**Task statement:** Extract the first line of the entries below and every line after it up to the one containing "fill=objyellow] (objbot) at", both kept. Pictures are excluded.

--- Begin Data in this exercise ---

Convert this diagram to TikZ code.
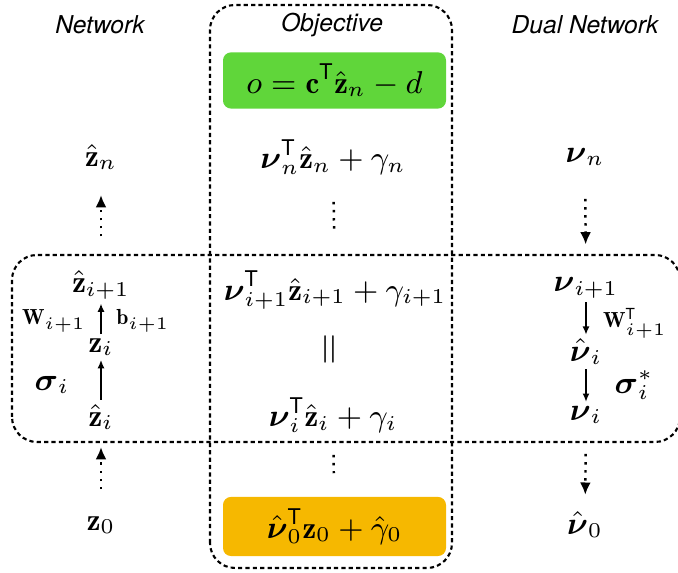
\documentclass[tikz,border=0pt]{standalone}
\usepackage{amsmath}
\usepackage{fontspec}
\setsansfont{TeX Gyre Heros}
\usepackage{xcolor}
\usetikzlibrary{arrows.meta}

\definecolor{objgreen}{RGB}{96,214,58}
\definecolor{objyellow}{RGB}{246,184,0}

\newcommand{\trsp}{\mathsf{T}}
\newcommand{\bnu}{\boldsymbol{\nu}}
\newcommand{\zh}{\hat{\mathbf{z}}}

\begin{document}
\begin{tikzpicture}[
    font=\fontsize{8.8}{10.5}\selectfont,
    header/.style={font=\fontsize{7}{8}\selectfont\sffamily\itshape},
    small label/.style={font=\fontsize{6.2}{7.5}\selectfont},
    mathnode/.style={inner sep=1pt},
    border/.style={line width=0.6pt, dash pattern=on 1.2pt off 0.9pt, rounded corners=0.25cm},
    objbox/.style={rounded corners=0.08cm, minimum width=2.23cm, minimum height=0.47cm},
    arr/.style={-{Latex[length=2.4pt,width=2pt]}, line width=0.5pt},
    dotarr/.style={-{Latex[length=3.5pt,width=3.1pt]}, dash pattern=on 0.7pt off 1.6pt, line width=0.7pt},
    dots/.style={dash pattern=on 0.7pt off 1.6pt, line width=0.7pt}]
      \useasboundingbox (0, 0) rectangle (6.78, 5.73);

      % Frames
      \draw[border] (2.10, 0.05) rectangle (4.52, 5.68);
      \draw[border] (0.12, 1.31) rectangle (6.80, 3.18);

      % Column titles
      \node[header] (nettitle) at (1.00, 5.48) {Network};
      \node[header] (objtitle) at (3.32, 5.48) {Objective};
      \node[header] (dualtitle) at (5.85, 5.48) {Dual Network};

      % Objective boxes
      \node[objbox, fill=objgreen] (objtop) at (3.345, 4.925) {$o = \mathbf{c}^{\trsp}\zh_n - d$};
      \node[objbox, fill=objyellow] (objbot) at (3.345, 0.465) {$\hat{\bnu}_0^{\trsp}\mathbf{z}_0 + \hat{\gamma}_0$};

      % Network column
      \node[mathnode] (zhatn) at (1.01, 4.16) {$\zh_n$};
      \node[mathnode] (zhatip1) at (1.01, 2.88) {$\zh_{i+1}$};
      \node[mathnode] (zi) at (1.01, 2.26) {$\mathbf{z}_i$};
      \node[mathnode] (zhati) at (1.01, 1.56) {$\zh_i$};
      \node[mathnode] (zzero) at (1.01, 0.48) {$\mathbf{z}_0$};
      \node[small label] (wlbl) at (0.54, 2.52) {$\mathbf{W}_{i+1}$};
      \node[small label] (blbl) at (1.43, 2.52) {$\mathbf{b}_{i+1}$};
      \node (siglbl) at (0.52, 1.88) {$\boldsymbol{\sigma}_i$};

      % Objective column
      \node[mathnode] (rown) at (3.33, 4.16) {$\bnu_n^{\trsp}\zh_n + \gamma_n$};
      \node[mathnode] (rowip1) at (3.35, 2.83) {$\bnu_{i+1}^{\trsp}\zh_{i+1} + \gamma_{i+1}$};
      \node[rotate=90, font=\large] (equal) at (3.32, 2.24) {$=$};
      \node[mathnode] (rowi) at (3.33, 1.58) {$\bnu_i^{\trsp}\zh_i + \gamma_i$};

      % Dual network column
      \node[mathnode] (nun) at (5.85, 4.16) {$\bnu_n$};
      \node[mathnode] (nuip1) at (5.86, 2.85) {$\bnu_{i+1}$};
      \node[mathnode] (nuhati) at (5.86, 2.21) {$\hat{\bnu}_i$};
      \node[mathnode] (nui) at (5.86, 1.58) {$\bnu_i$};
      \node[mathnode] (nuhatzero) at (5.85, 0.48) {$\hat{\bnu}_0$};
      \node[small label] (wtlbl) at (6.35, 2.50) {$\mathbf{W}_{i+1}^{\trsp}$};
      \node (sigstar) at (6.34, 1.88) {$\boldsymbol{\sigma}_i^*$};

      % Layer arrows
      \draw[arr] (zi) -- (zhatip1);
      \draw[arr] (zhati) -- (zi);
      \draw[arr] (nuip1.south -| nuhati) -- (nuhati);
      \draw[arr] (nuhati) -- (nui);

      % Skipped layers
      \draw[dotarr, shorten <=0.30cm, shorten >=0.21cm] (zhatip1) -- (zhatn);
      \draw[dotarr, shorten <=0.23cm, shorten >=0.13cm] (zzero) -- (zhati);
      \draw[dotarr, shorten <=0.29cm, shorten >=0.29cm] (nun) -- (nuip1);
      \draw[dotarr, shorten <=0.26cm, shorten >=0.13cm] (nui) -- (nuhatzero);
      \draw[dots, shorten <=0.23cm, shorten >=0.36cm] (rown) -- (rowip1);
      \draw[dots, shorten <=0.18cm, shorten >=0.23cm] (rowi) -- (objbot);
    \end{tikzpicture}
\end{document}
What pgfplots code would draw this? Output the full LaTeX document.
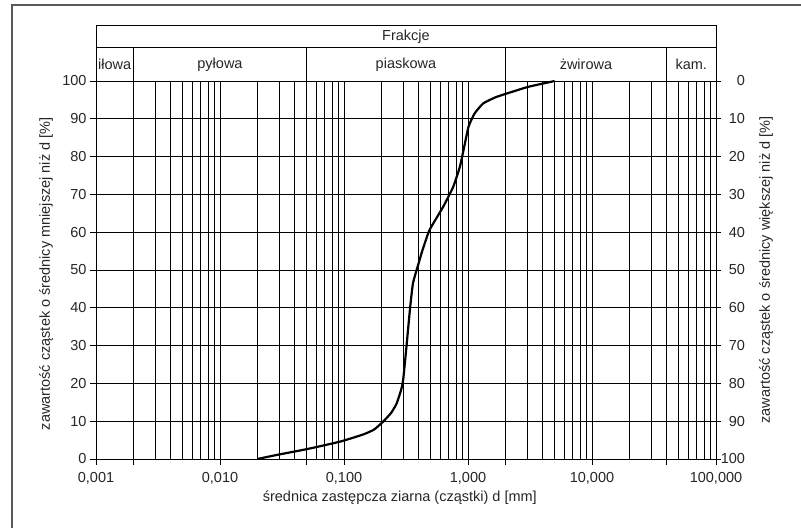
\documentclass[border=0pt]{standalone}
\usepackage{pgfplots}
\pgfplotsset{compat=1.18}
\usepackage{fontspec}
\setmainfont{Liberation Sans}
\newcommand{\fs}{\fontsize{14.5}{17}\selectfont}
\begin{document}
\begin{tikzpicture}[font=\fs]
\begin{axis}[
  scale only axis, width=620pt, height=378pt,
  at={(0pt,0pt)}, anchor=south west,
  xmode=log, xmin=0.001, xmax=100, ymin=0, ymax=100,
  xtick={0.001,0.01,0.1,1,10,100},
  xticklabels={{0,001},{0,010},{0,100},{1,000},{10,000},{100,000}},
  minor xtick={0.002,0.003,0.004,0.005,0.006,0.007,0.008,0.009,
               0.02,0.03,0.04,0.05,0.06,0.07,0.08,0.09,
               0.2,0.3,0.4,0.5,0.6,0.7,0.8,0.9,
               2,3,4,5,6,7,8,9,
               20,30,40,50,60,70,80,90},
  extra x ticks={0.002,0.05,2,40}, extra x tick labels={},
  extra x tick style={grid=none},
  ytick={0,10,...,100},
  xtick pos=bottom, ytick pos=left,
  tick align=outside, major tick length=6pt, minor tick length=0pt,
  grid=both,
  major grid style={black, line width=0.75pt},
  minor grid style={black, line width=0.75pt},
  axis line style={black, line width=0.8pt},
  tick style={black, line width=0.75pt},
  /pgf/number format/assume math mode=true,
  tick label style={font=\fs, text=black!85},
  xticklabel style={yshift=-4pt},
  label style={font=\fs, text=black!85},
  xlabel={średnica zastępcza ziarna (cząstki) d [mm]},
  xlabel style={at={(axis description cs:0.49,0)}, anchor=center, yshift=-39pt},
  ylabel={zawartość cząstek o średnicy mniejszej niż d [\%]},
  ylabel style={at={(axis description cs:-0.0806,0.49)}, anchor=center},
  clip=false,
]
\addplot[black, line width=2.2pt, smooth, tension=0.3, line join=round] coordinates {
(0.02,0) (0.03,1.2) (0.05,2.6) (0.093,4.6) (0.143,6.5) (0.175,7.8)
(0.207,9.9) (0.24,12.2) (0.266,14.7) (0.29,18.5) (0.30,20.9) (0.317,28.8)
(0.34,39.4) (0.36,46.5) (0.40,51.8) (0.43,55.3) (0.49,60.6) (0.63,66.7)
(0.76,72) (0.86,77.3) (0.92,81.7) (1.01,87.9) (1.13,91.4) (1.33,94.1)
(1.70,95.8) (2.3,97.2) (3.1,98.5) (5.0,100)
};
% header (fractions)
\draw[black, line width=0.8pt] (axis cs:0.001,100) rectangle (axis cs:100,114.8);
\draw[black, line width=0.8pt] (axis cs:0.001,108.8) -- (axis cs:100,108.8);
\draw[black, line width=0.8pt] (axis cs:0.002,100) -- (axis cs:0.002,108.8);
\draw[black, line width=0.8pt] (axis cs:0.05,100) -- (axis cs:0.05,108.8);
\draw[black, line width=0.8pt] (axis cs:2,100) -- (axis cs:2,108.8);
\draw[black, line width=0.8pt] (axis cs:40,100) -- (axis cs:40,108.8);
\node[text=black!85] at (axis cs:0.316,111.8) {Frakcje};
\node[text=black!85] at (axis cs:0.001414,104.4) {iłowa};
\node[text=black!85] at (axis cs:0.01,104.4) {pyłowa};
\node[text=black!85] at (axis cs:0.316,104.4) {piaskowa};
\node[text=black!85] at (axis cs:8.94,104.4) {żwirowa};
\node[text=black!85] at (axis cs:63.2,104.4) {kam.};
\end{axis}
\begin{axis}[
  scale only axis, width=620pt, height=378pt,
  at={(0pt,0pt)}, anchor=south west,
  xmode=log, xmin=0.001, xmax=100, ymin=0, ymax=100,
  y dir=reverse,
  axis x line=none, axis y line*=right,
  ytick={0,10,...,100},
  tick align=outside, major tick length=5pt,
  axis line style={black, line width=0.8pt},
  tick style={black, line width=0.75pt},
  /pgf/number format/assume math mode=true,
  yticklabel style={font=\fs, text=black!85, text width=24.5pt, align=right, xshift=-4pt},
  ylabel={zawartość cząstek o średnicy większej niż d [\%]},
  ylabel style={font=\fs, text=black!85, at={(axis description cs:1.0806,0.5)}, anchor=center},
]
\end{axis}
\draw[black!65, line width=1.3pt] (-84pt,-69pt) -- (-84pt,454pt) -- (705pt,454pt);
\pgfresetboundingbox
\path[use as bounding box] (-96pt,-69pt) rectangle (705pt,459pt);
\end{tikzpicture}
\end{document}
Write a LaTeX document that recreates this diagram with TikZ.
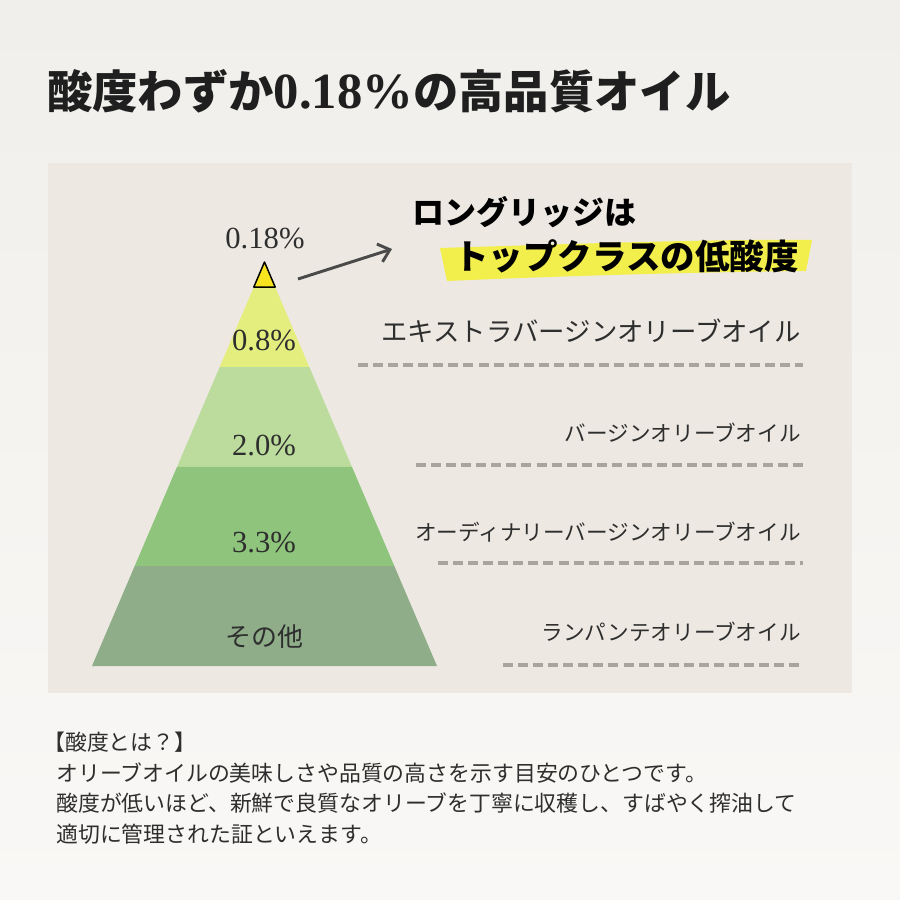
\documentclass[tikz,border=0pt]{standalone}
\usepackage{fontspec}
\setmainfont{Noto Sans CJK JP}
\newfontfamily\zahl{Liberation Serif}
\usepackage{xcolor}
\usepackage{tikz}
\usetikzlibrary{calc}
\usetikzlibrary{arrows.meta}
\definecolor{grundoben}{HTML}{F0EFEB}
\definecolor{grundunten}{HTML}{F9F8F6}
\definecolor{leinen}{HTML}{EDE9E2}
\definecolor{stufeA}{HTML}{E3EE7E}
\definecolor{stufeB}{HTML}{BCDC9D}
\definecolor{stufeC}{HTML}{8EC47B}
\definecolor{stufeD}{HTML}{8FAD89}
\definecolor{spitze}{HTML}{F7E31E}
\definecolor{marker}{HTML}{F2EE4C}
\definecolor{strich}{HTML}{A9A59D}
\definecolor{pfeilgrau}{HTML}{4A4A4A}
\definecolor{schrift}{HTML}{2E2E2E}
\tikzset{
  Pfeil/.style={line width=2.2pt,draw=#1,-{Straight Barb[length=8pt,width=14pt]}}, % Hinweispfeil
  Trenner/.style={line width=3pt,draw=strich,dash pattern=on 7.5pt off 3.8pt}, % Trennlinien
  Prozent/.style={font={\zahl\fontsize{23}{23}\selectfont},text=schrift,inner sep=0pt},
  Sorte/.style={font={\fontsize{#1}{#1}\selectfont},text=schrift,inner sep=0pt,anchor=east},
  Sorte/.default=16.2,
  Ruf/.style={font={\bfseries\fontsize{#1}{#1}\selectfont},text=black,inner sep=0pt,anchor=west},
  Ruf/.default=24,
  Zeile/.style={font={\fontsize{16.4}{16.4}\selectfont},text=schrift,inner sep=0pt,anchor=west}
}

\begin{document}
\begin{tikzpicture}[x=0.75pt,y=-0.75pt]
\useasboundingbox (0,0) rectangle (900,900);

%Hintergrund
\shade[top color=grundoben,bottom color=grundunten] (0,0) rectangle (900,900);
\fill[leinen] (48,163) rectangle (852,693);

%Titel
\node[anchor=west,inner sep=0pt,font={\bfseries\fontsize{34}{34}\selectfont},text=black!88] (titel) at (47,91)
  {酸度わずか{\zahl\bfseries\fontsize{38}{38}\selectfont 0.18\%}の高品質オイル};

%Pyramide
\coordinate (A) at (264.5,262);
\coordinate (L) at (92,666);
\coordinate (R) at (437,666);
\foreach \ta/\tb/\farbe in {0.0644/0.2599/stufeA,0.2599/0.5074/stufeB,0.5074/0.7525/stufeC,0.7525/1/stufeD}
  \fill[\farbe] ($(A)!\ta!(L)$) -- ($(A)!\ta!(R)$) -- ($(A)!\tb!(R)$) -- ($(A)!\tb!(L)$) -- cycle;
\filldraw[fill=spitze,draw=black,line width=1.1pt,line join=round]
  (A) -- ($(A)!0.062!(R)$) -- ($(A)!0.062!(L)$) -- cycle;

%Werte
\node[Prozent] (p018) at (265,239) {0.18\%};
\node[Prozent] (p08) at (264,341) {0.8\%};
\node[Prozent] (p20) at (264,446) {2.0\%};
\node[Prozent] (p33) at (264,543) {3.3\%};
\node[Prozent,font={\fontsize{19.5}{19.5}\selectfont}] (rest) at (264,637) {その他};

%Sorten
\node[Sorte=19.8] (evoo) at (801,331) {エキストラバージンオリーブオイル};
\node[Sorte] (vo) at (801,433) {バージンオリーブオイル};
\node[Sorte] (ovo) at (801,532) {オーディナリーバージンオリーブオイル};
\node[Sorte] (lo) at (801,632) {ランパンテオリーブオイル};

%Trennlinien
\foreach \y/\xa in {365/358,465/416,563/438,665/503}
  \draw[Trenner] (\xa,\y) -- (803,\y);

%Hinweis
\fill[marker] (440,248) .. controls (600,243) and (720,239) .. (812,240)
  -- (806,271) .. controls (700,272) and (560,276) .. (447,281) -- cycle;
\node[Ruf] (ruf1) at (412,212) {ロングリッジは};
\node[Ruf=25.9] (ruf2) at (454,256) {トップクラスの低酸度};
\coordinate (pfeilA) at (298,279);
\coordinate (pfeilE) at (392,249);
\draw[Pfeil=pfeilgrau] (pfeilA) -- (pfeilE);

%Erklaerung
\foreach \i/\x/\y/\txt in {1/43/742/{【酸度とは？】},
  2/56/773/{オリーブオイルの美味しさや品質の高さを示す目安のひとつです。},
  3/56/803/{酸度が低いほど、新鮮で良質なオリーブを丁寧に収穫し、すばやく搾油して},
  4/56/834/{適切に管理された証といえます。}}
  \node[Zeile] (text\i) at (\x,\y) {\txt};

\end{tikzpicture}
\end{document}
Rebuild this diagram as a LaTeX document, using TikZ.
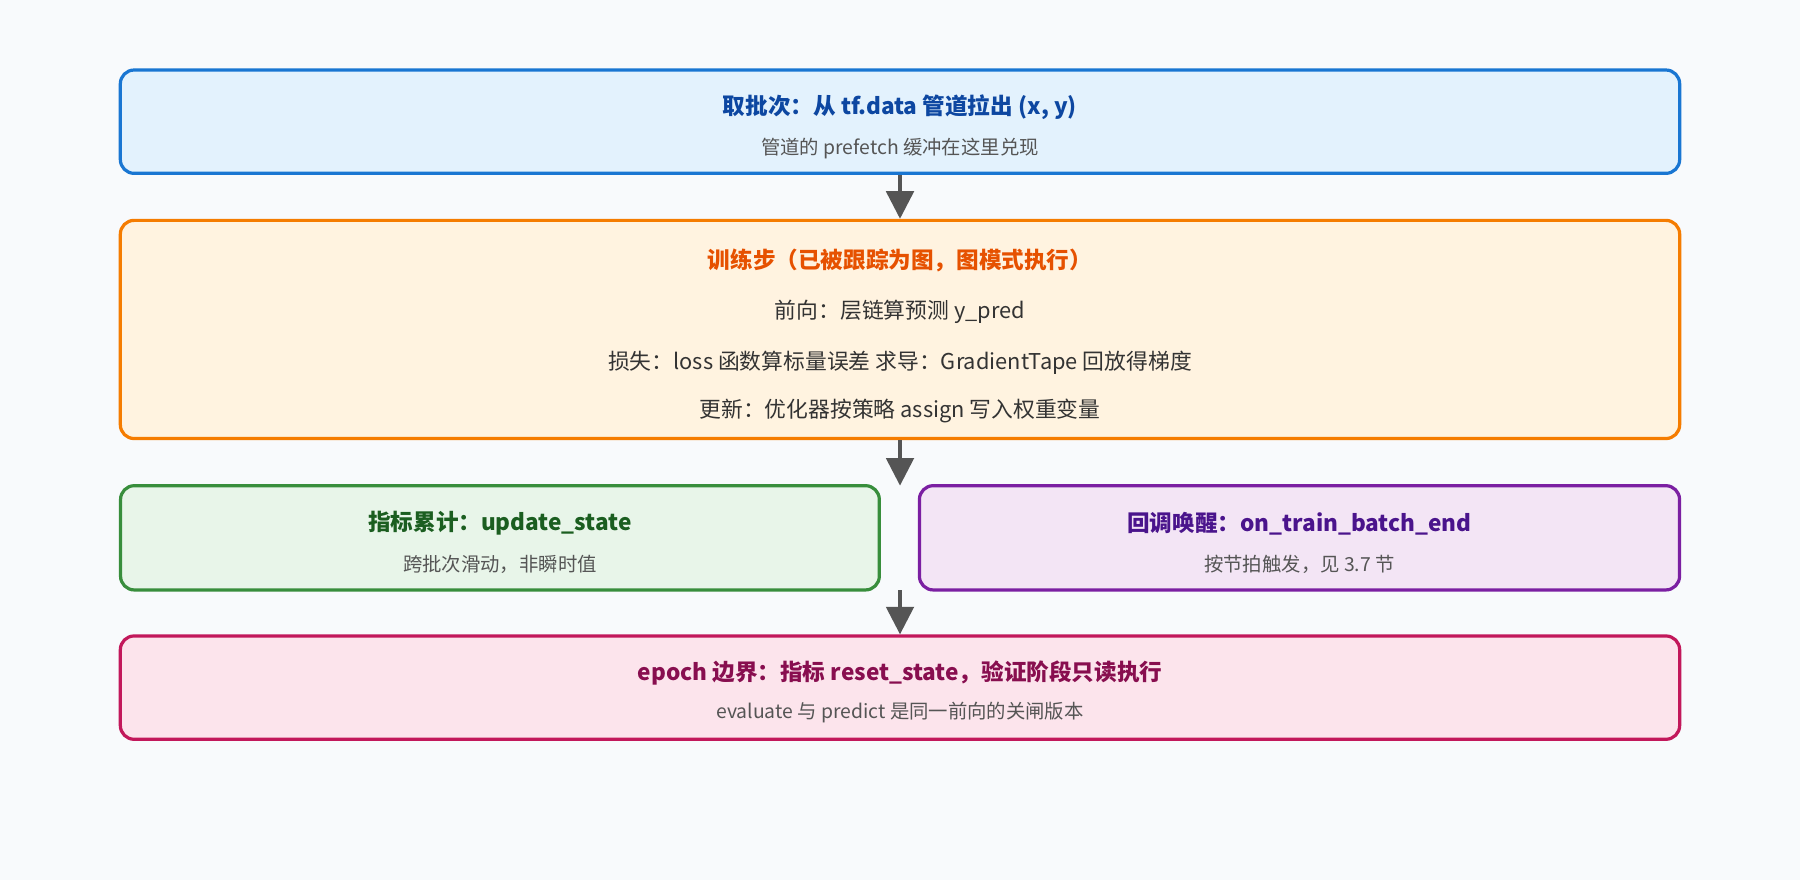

--- End Data in this exercise ---

**The solution:**
Convert this diagram to TikZ code.
\documentclass[tikz,border=0pt]{standalone}
\usepackage{amsmath}
\usepackage{fontspec}
\setsansfont{TeX Gyre Heros}
\usepackage{xcolor}
\usetikzlibrary{arrows.meta}

\definecolor{objgreen}{RGB}{96,214,58}
\definecolor{objyellow}{RGB}{246,184,0}

\newcommand{\trsp}{\mathsf{T}}
\newcommand{\bnu}{\boldsymbol{\nu}}
\newcommand{\zh}{\hat{\mathbf{z}}}

\begin{document}
\begin{tikzpicture}[
    font=\fontsize{8.8}{10.5}\selectfont,
    header/.style={font=\fontsize{7}{8}\selectfont\sffamily\itshape},
    small label/.style={font=\fontsize{6.2}{7.5}\selectfont},
    mathnode/.style={inner sep=1pt},
    border/.style={line width=0.6pt, dash pattern=on 1.2pt off 0.9pt, rounded corners=0.25cm},
    objbox/.style={rounded corners=0.08cm, minimum width=2.23cm, minimum height=0.47cm},
    arr/.style={-{Latex[length=2.4pt,width=2pt]}, line width=0.5pt},
    dotarr/.style={-{Latex[length=3.5pt,width=3.1pt]}, dash pattern=on 0.7pt off 1.6pt, line width=0.7pt},
    dots/.style={dash pattern=on 0.7pt off 1.6pt, line width=0.7pt}]
      \useasboundingbox (0, 0) rectangle (6.78, 5.73);

      % Frames
      \draw[border] (2.10, 0.05) rectangle (4.52, 5.68);
      \draw[border] (0.12, 1.31) rectangle (6.80, 3.18);

      % Column titles
      \node[header] (nettitle) at (1.00, 5.48) {Network};
      \node[header] (objtitle) at (3.32, 5.48) {Objective};
      \node[header] (dualtitle) at (5.85, 5.48) {Dual Network};

      % Objective boxes
      \node[objbox, fill=objgreen] (objtop) at (3.345, 4.925) {$o = \mathbf{c}^{\trsp}\zh_n - d$};
      \node[objbox, fill=objyellow] (objbot) at (3.345, 0.465) {$\hat{\bnu}_0^{\trsp}\mathbf{z}_0 + \hat{\gamma}_0$};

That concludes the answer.